Our study has several limitations. First, we may have included patients who had certain risk factors and comorbidities for UTIs such as neurological bladder or cystocele. However, diagnosing neurological bladder or cystocele is difficult without further invasive examinations. Second, in this study, we diagnosed patients who had both pyuria, based on urinalysis findings, and bacteriuria as a UTI, based on urinary bacterial culture findings. The patients did not have miction pain or fever. They may have been actually diagnosed as having asymptomatic cystitis, which is a type of UTI. However, previous investigators have used the term “urinary tract infection” for hemodialysis-dependent ESRD patients who did not any symptoms but had pyuria and bacteriuria.
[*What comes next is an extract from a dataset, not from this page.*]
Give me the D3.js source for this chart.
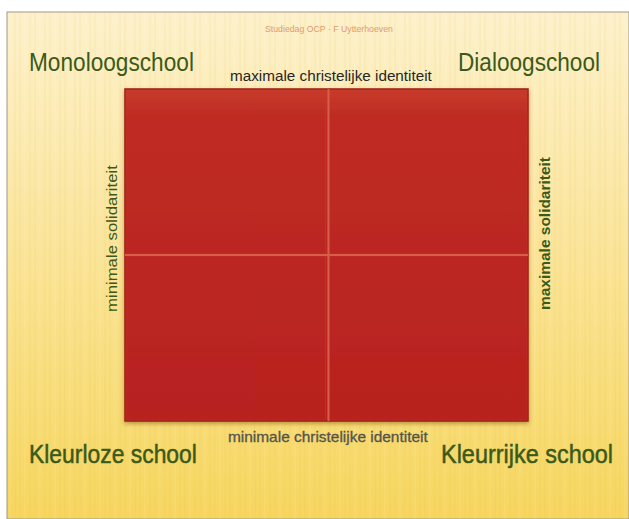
<!DOCTYPE html>
<html>
<head>
<meta charset="utf-8">
<script src="https://cdn.jsdelivr.net/npm/d3@7"></script>
<style>
  body { margin: 0; background: #ffffff; }
  svg { display: block; }
</style>
</head>
<body>
<script>
(function(){
    //quadrants: identity (+1 max / -1 min) and solidarity (+1 max / -1 min)
    var quadrantNames = ["Monoloogschool", "Dialoogschool", "Kleurloze school", "Kleurrijke school"];
    var quadrantIdentity = [1, 1, -1, -1];
    var quadrantSolidarity = [-1, 1, -1, 1];

    //axis labels
    var identityLabels = ["minimale christelijke identiteit", "maximale christelijke identiteit"];
    var solidarityLabels = ["minimale solidariteit", "maximale solidariteit"];
    var headerText = "Studiedag OCP  \u00b7  F Uytterhoeven";

    var width = 629, height = 519;
    var font = "'Liberation Sans', Arial, sans-serif";

    var svg = d3.select("body").append("svg")
        .attr("width", width)
        .attr("height", height);

    var defs = svg.append("defs");

    //slide background gradient
    var bg = defs.append("linearGradient").attr("id", "bgGrad")
        .attr("x1", 0).attr("y1", 0).attr("x2", 0).attr("y2", 1);
    bg.append("stop").attr("offset", "0%").attr("stop-color", "#fdf1cb");
    bg.append("stop").attr("offset", "40%").attr("stop-color", "#fbe6a0");
    bg.append("stop").attr("offset", "100%").attr("stop-color", "#f6d65e");

    //red square gradient
    var rg = defs.append("linearGradient").attr("id", "redGrad")
        .attr("x1", 0).attr("y1", 0).attr("x2", 0).attr("y2", 1);
    rg.append("stop").attr("offset", "0%").attr("stop-color", "#c73b2c");
    rg.append("stop").attr("offset", "8%").attr("stop-color", "#bf2c23");
    rg.append("stop").attr("offset", "100%").attr("stop-color", "#b8221f");

    defs.append("filter").attr("id", "shadow")
        .attr("x", "-5%").attr("y", "-5%").attr("width", "110%").attr("height", "115%")
        .append("feDropShadow")
        .attr("dx", 0).attr("dy", 2).attr("stdDeviation", 2)
        .attr("flood-color", "#6b3a10").attr("flood-opacity", 0.45);

    //slide
    svg.append("rect")
        .attr("x", 7).attr("y", 12)
        .attr("width", width - 7).attr("height", height - 12)
        .attr("fill", "url(#bgGrad)")
        .attr("stroke", "#a09888").attr("stroke-width", 1);

    //faint vertical streaks
    var streaks = d3.range(10, width, 5);
    svg.append("g").selectAll("line")
        .data(streaks)
        .enter().append("line")
        .attr("x1", d => d).attr("x2", d => d)
        .attr("y1", 13).attr("y2", height)
        .attr("stroke", (d, i) => i % 3 === 0 ? "#ffffff" : "#e6bf55")
        .attr("stroke-opacity", 0.07)
        .attr("stroke-width", 2);

    //scales
    var x = d3.scaleLinear().domain([-1, 1]).range([125, 528]);
    var y = d3.scaleLinear().domain([-1, 1]).range([421, 89]);

    //red square
    svg.append("rect")
        .attr("x", x(-1)).attr("y", y(1))
        .attr("width", x(1) - x(-1)).attr("height", y(-1) - y(1))
        .attr("fill", "url(#redGrad)")
        .attr("stroke", "#9e1c16").attr("stroke-width", 1.5)
        .attr("filter", "url(#shadow)");

    //quadrant cells
    var cells = quadrantNames.map(function(n, i){
        return {name: n, id: quadrantIdentity[i], sol: quadrantSolidarity[i]};
    });
    svg.append("g").selectAll("rect")
        .data(cells)
        .enter().append("rect")
        .attr("x", d => Math.min(x(0), x(d.sol)) + 1)
        .attr("y", d => Math.min(y(0), y(d.id)) + 1)
        .attr("width", d => Math.abs(x(d.sol) - x(0)) - 2)
        .attr("height", d => Math.abs(y(d.id) - y(0)) - 2)
        .attr("fill", "none")
        .attr("stroke", "#c63a2c").attr("stroke-opacity", 0.5);

    //crosshair
    svg.append("line")
        .attr("x1", x(0) + 2).attr("x2", x(0) + 2)
        .attr("y1", y(1)).attr("y2", y(-1))
        .attr("stroke", "#d95e4a").attr("stroke-width", 2);
    svg.append("line")
        .attr("x1", x(-1)).attr("x2", x(1))
        .attr("y1", y(0)).attr("y2", y(0))
        .attr("stroke", "#d95e4a").attr("stroke-width", 2);

    //narrow text: draw at natural size, then squeeze horizontally to fit the wanted width
    function narrowText(txt, x0, y0, w, size, color, rotate, weight){
        var g = svg.append("g");
        var t = g.append("text")
            .style("font-family", font)
            .style("font-size", size + "px")
            .style("font-weight", weight || "normal")
            .attr("fill", color)
            .text(txt);
        var sx = w / t.node().getComputedTextLength();
        g.attr("transform", "translate(" + x0 + "," + y0 + ")" +
            (rotate ? " rotate(-90)" : "") + " scale(" + sx + ",1)");
        return t;
    }

    //header
    narrowText(headerText, 265, 32, 128, 9, "#e49a6a");

    //quadrant labels
    var labelWidths = [165, 142, 168, 172];
    cells.forEach(function(d, i){
        var x0 = d.sol < 0 ? 29 : (i === 1 ? 600 : 613) - labelWidths[i];
        var t = narrowText(d.name, x0, d.id > 0 ? 71 : 463, labelWidths[i], 26, "#3b5a1a");
        if (d.id < 0) t.attr("stroke", "#3b5a1a").attr("stroke-width", 0.5);
    });

    //identity labels
    narrowText(identityLabels[1], 230, y(1) - 8, 202, 15, "#262626");
    narrowText(identityLabels[0], 228, y(-1) + 21, 200, 14, "#55544c")
        .attr("stroke", "#55544c").attr("stroke-width", 0.3);

    //solidarity labels
    narrowText(solidarityLabels[0], x(-1) - 8, 312, 147, 14, "#3b5a1a", true);
    narrowText(solidarityLabels[1], x(1) + 22, 310, 153, 14, "#3b5a1a", true, "bold");
})();
</script>
</body>
</html>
We matched previous papers as a matter of convenience. Third, we could not investigate the history of UTIs of the patients. The patients who had bacteriuria at the time of this study may develop pyelonephritis or urosepsis in the future. Thus, we would like to further investigate the history of UTIs for the patients in the long term.
Conclusions
The rate of UTI in dialysis-dependent ESRD patients was 32% and 20%, in female patients and male patients, respectively. The proportion of resistant bacteria in causative organisms of UTI was high in dialysis-dependent ESRD patients. The urine output of hemodialysis-dependent ESRD patients decreased gradually; therefore, a urinary bacterial culture should be routinely checked while they can void some urine, even if they do not complain about bladder and urethral pain, especially for female patients. This finding is useful for the choice of antibacterial drug for treating UTIs in dialysis-dependent ESRD patients, and it will help the patient`s life if they develop a UTI.